C’est intéressant, parce que de l’extérieur, ce mouvement semble vraiment sérieux. La presse semble vouloir plaire à la CGT et remettre au goût du jour le solennel de ces « luttes » qui n’en sont pas. Il faut bâtir virtuellement un adversaire inoffensif pour éviter qu’un réel et réellement concerné ne se pointe et vienne briser l’histoire déjà écrite, celle des Français pas soixante-huitards qui travailleront au moins jusqu’à soixante-huit ans. Ces Français dociles, entraînés à rien, qui n’ont jamais soulevé un pavé de leur vie, sauf les pavés en mousse des écoles maternelles. Ces Français élevés dans une parfaite hygiène, qui n’ont connu que des appartements carrelés avec salle de bain et qui savent à quel point ils sont dépendants de cette matérialité qui assure leur petit confort. Ces Français atomisés, qui vivent chacun seul dans leur coin et ne se réunissent que pour le plaisir.

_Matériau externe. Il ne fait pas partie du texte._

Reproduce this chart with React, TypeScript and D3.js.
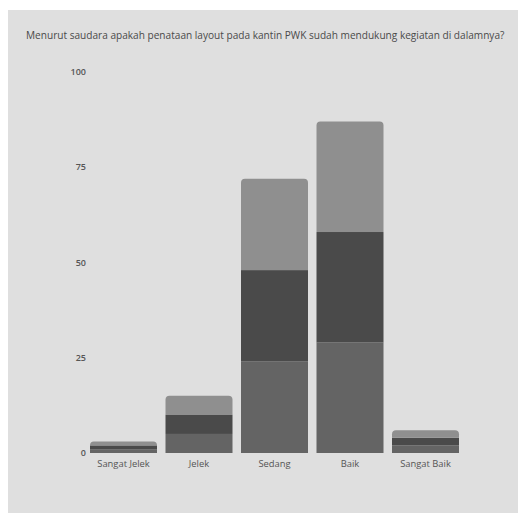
import React, { useEffect } from "react";
import * as d3 from "d3";

const title =
  "Menurut saudara apakah penataan layout pada kantin PWK sudah mendukung kegiatan di dalamnya?";
const categories = ["Sangat Jelek", "Jelek", "Sedang", "Baik", "Sangat Baik"];
const seriesA = [1, 5, 24, 29, 2];
const seriesB = [1, 5, 24, 29, 2];
const seriesC = [1, 5, 24, 29, 2];
const seriesColors = ["#646464", "#4a4a4a", "#8f8f8f"];
const yTicks = [0, 25, 50, 75, 100];

const W = 518;
const H = 513;
const PANEL = "#dfdfdf";

function roundedTop(x: number, y: number, w: number, h: number, r: number) {
  const rr = Math.min(r, h, w / 2);
  return `M${x},${y + h}V${y + rr}Q${x},${y} ${x + rr},${y}H${x + w - rr}Q${x + w},${y} ${x + w},${y + rr}V${y + h}Z`;
}

export default function App() {
  useEffect(() => {
    document.documentElement.style.background = PANEL;
    document.body.style.background = PANEL;
    document.body.style.margin = "0";
    document.body.style.overflow = "hidden";
  }, []);

  const x = d3
    .scaleBand<string>()
    .domain(categories)
    .range([85.75, 463.25])
    .paddingInner(0.1126)
    .paddingOuter(0.0563);
  const y = d3.scaleLinear().domain([0, 100]).range([453, 72]);

  const table = categories.map((c, i) => ({
    cat: c,
    a: seriesA[i],
    b: seriesB[i],
    c: seriesC[i],
  }));
  const stacked = d3.stack<any>().keys(["a", "b", "c"])(table);
  const font = "'Open Sans', sans-serif";

  return (
    <svg
      width={W}
      height={H}
      style={{ position: "absolute", left: 0, top: 0, display: "block" }}
    >
      <rect x={0} y={0} width={W} height={H} fill="#ffffff" />
      <rect x={8} y={10} width={W - 8} height={H - 10} fill={PANEL} />
      <text x={26} y={38.5} fontFamily={font} fontSize={10.1} fill="#4a4a4a">
        {title}
      </text>
      {yTicks.map((t) => (
        <text
          key={t}
          x={86}
          y={y(t)}
          dy="0.35em"
          textAnchor="end"
          fontFamily={font}
          fontSize={9}
          fontWeight={600}
          fill="#555"
        >
          {t}
        </text>
      ))}
      {stacked.map((layer, li) =>
        layer.map((d: any, i: number) => {
          const bx = x(categories[i]) as number;
          const bw = x.bandwidth();
          const y0 = y(d[0]);
          const y1 = y(d[1]);
          const isTop = li === stacked.length - 1;
          return isTop ? (
            <path
              key={`${li}-${i}`}
              d={roundedTop(bx, y1, bw, y0 - y1, 4)}
              fill={seriesColors[li]}
            />
          ) : (
            <rect
              key={`${li}-${i}`}
              x={bx}
              y={y1}
              width={bw}
              height={y0 - y1}
              fill={seriesColors[li]}
            />
          );
        })
      )}
      {categories.map((c) => (
        <text
          key={c}
          x={(x(c) as number) + x.bandwidth() / 2}
          y={463.5}
          dy="0.35em"
          textAnchor="middle"
          fontFamily={font}
          fontSize={9.4}
          fill="#555"
        >
          {c}
        </text>
      ))}
    </svg>
  );
}
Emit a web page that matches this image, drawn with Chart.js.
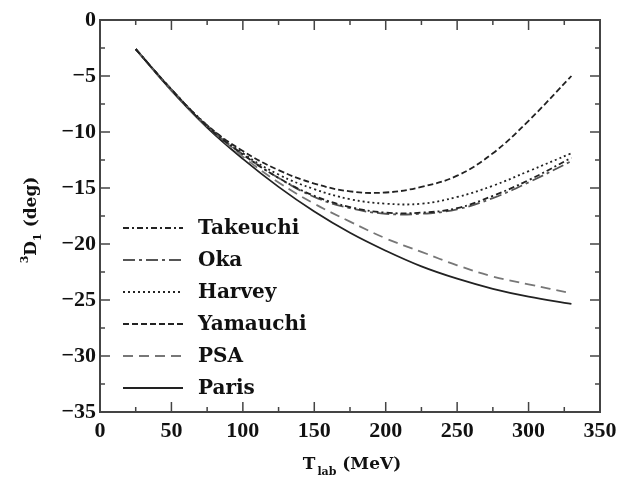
<!DOCTYPE html>
<html>
<head>
<meta charset="utf-8">
<script src="https://cdn.jsdelivr.net/npm/chart.js@4.4.1/dist/chart.umd.min.js"></script>
<style>
html,body{margin:0;padding:0;background:#fff;}
#wrap{width:618px;height:485px;}
</style>
</head>
<body>
<div id="wrap"><canvas id="c" width="618" height="485"></canvas></div>
<script>
const T = [25, 50, 75, 100, 125, 150, 175, 200, 225, 250, 275, 300, 330];
const takeuchi = [-2.6, -6.2, -9.5, -12.0, -14.1, -15.7, -16.7, -17.2, -17.2, -16.8, -15.7, -14.3, -12.3];
const oka      = [-2.6, -6.2, -9.5, -12.0, -14.1, -15.8, -16.8, -17.3, -17.3, -16.9, -15.9, -14.5, -12.6];
const harvey   = [-2.6, -6.2, -9.4, -11.9, -13.8, -15.1, -16.0, -16.4, -16.4, -15.8, -14.8, -13.5, -11.9];
const yamauchi = [-2.6, -6.2, -9.4, -11.7, -13.4, -14.6, -15.3, -15.4, -14.9, -13.9, -11.9, -9.0, -5.0];
const psa      = [-2.6, -6.3, -9.5, -12.2, -14.5, -16.4, -18.0, -19.5, -20.7, -21.9, -22.9, -23.6, -24.4];
const paris    = [-2.6, -6.3, -9.6, -12.4, -14.9, -17.1, -19.0, -20.6, -22.0, -23.1, -24.0, -24.7, -25.35];
const seriesNames = ["Takeuchi", "Oka", "Harvey", "Yamauchi", "PSA", "Paris"];
const xTicks = [0, 50, 100, 150, 200, 250, 300, 350];
const yTicks = [0, -5, -10, -15, -20, -25, -30, -35];

const styles = [
  {color:'#222', dash:[6,3,2,3]},
  {color:'#555', dash:[12,4,3,4]},
  {color:'#222', dash:[2,3]},
  {color:'#222', dash:[6,3]},
  {color:'#777', dash:[10,6]},
  {color:'#222', dash:[]}
];
const seriesData = [takeuchi, oka, harvey, yamauchi, psa, paris];

const datasets = seriesData.map((vals, i) => ({
  label: seriesNames[i],
  data: T.map((t, j) => ({x: t, y: vals[j]})),
  borderColor: styles[i].color,
  borderDash: styles[i].dash,
  borderWidth: 1.8,
  pointRadius: 0,
  fill: false,
  tension: 0.4
}));

const tickFont = {family: 'Liberation Serif', size: 22, weight: 'bold'};

const framePlugin = {
  id: 'frame',
  afterDraw(chart) {
    const ctx = chart.ctx, a = chart.chartArea;
    const xs = chart.scales.x, ys = chart.scales.y;
    ctx.save();
    ctx.strokeStyle = '#444';
    ctx.lineWidth = 2;
    ctx.setLineDash([]);
    ctx.strokeRect(a.left, a.top, a.right - a.left, a.bottom - a.top);
    ctx.lineWidth = 1.5;
    for (let v = 0; v <= 350; v += 25) {
      const px = xs.getPixelForValue(v);
      const len = (v % 50 === 0) ? 10 : 5;
      ctx.beginPath();
      ctx.moveTo(px, a.bottom); ctx.lineTo(px, a.bottom - len);
      ctx.moveTo(px, a.top); ctx.lineTo(px, a.top + len);
      ctx.stroke();
    }
    for (let v = 0; v >= -35; v -= 2.5) {
      const py = ys.getPixelForValue(v);
      const len = (v % 5 === 0) ? 10 : 5;
      ctx.beginPath();
      ctx.moveTo(a.left, py); ctx.lineTo(a.left + len, py);
      ctx.moveTo(a.right, py); ctx.lineTo(a.right - len, py);
      ctx.stroke();
    }
    // legend
    const lx0 = a.left + 23, lx1 = a.left + 83, tx = a.left + 98;
    ctx.font = 'bold 20px "DejaVu Serif"';
    ctx.textBaseline = 'middle';
    ctx.fillStyle = '#111';
    chart.data.datasets.forEach((ds, i) => {
      const y = 228 + 32 * i;
      ctx.beginPath();
      ctx.strokeStyle = ds.borderColor;
      ctx.lineWidth = 2;
      ctx.setLineDash(ds.borderDash);
      ctx.moveTo(lx0, y); ctx.lineTo(lx1, y);
      ctx.stroke();
      ctx.setLineDash([]);
      ctx.fillText(ds.label, tx, y + 1);
    });
    // x title
    ctx.fillStyle = '#111';
    ctx.textBaseline = 'alphabetic';
    const cx = (a.left + a.right) / 2;
    ctx.font = 'bold 17px "DejaVu Serif"';
    const wT = ctx.measureText('T').width;
    ctx.font = 'bold 11px "DejaVu Serif"';
    const wLab = ctx.measureText('lab').width;
    ctx.font = 'bold 17px "DejaVu Serif"';
    const wM = ctx.measureText(' (MeV)').width;
    let x0 = cx - (wT + 2 + wLab + wM) / 2 + 2;
    const by = 469;
    ctx.fillText('T', x0, by);
    ctx.font = 'bold 11px "DejaVu Serif"';
    ctx.fillText('lab', x0 + wT + 2, by + 6);
    ctx.font = 'bold 17px "DejaVu Serif"';
    ctx.fillText(' (MeV)', x0 + wT + 2 + wLab, by);
    // y title
    ctx.save();
    const cy = (a.top + a.bottom) / 2 + 4;
    ctx.translate(36, cy);
    ctx.rotate(-Math.PI / 2);
    ctx.font = 'bold 11px "DejaVu Serif"';
    const w3 = ctx.measureText('3').width;
    const w1 = ctx.measureText('1').width;
    ctx.font = 'bold 17px "DejaVu Serif"';
    const wD = ctx.measureText('D').width;
    const wdeg = ctx.measureText(' (deg)').width;
    let s = -(w3 + wD + w1 + wdeg) / 2;
    ctx.font = 'bold 11px "DejaVu Serif"';
    ctx.fillText('3', s, -8);
    ctx.font = 'bold 17px "DejaVu Serif"';
    ctx.fillText('D', s + w3, 0);
    ctx.font = 'bold 11px "DejaVu Serif"';
    ctx.fillText('1', s + w3 + wD, 5);
    ctx.font = 'bold 17px "DejaVu Serif"';
    ctx.fillText(' (deg)', s + w3 + wD + w1, 0);
    ctx.restore();
    ctx.restore();
  }
};

new Chart(document.getElementById('c'), {
  type: 'line',
  data: {datasets},
  options: {
    responsive: false,
    animation: false,
    events: [],
    layout: {autoPadding: false, padding: {left: 0, right: 18, top: 20, bottom: 0}},
    plugins: {legend: {display: false}, tooltip: {enabled: false}},
    scales: {
      x: {
        type: 'linear', min: 0, max: 350,
        afterBuildTicks: s => { s.ticks = xTicks.map(v => ({value: v})); },
        afterFit: s => { s.height = 73; s.paddingLeft = 0; s.paddingRight = 0; },
        grid: {display: false, drawTicks: false},
        border: {display: false},
        ticks: {color: '#111', font: tickFont, padding: 6, maxRotation: 0, autoSkip: false}
      },
      y: {
        type: 'linear', min: -35, max: 0,
        afterBuildTicks: s => { s.ticks = yTicks.map(v => ({value: v})); },
        afterFit: s => { s.width = 100; s.paddingTop = 0; s.paddingBottom = 0; },
        grid: {display: false, drawTicks: false},
        border: {display: false},
        ticks: {color: '#111', font: tickFont, padding: 4, autoSkip: false,
          callback: v => String(v).replace('-', '\u2212')}
      }
    }
  },
  plugins: [framePlugin]
});
</script>
</body>
</html>
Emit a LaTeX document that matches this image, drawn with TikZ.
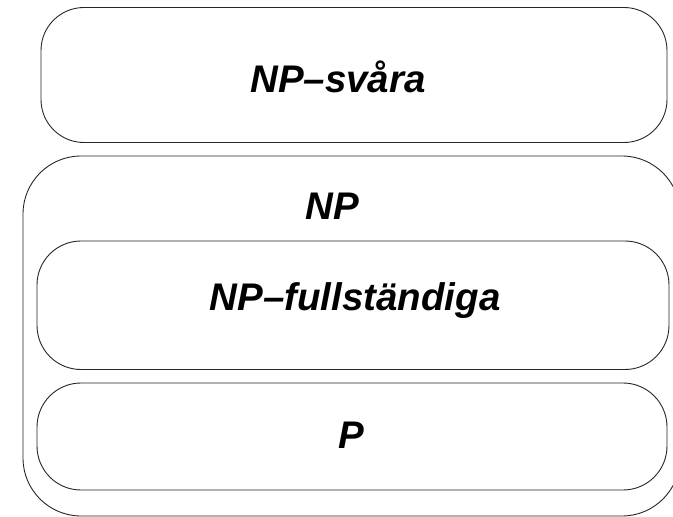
\documentclass[tikz,border=0pt]{standalone}
\usepackage{fontspec}
\setmainfont{Liberation Sans}
\begin{document}
\begin{tikzpicture}[x=1pt,y=-1pt,
  setbox/.style={draw=black!85, line width=0.9pt},
  lbl/.style={font=\fontsize{38.5}{42}\selectfont\bfseries\itshape, anchor=base, inner sep=0pt}]
\useasboundingbox (0,0) rectangle (673,517);
\clip (0,0) rectangle (673,517);
% boxes
\draw[setbox, rounded corners=43pt] (41,7.5) rectangle (667,142.5);
\draw[setbox, rounded corners=58pt] (23,156) rectangle (680,516);
\draw[setbox, rounded corners=44pt] (37,241) rectangle (669,369.5);
\draw[setbox, rounded corners=44pt] (37,383) rectangle (667,490);
% labels
\node[lbl] (hard) at (338,92) {NP–svåra};
\node[lbl] (np) at (332,219) {NP};
\node[lbl] (npcomplete) at (355,310) {NP–fullständiga};
\node[lbl] (p) at (351,448) {P};
\end{tikzpicture}
\end{document}
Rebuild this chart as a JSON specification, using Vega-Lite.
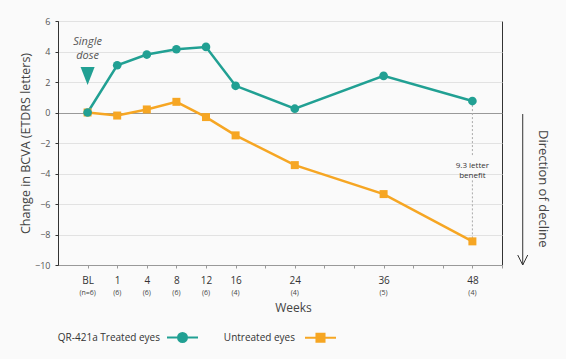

En 2011, j’ai eu le bonheur de visiter Prague pour une semaine. Un matin dans ma chambre à l’hôtel, j’ai eu la curiosité d’allumer le poste de télévision. Je suis tombé sur une fiction, un épisode de série du cru. J’ai été très surpris : on voyait un cordonnier à l’œuvre. C’était fascinant. L’homme était visiblement concentré, tout à sa matière, tout à son art. Puis dans la scène suivante, c’était un ouvrier qui portait des câbles électriques, comme s’il faisait ça tous les jours. Peu de dire que j’étais stupéfait : la télévision montrait des gens en train de travailler ! Une image tellement rare en France qu’on peut effectivement penser que le sens des réalités a été perdu par chez nous, s’il a jamais existé. Je n’étais pas né à l’époque du Front Populaire, c’est à se demander comment il a bien pu avoir lieu ! Si le travail n’existe pas à l’écran, alors le droit du travail n’a aucune consistance non plus. Il y a des écureuils dans la forêt comme il y a 5 semaines de congés et désormais une retraite à 64 ans. Le pouvoir va encore bien rire pendant les années qui viennent.
Parmi les ouvriers qui exécutent des travaux pénibles et rejoignent « le mouvement », certains pensent à leur future RQTH en croyant que ça va les sauver ou se fantasment des reconversions. Ils aiment à s’observer souffrir et attendent la pitié du reste du corps social, lequel prend chair immédiate dans les employés des institutions qui les prennent en charge. D’autres se sentent forts, invincibles, et prêts à affronter tous les défis. Le chômage ne leur fait pas peur, les accidents arrivent, ils sont conjoncturels et non structurels. Quand ils seront vieux, ils se débrouilleront. Pour les premiers comme pour les seconds, il ne saurait être question d’efficacité dans la contestation. Ils ne cherchent pas à contester, seulement à exister. Peu importent les parapluies troués qu’on leur tend, ils ignoreront la pluie et continueront à rire ou à pleurer.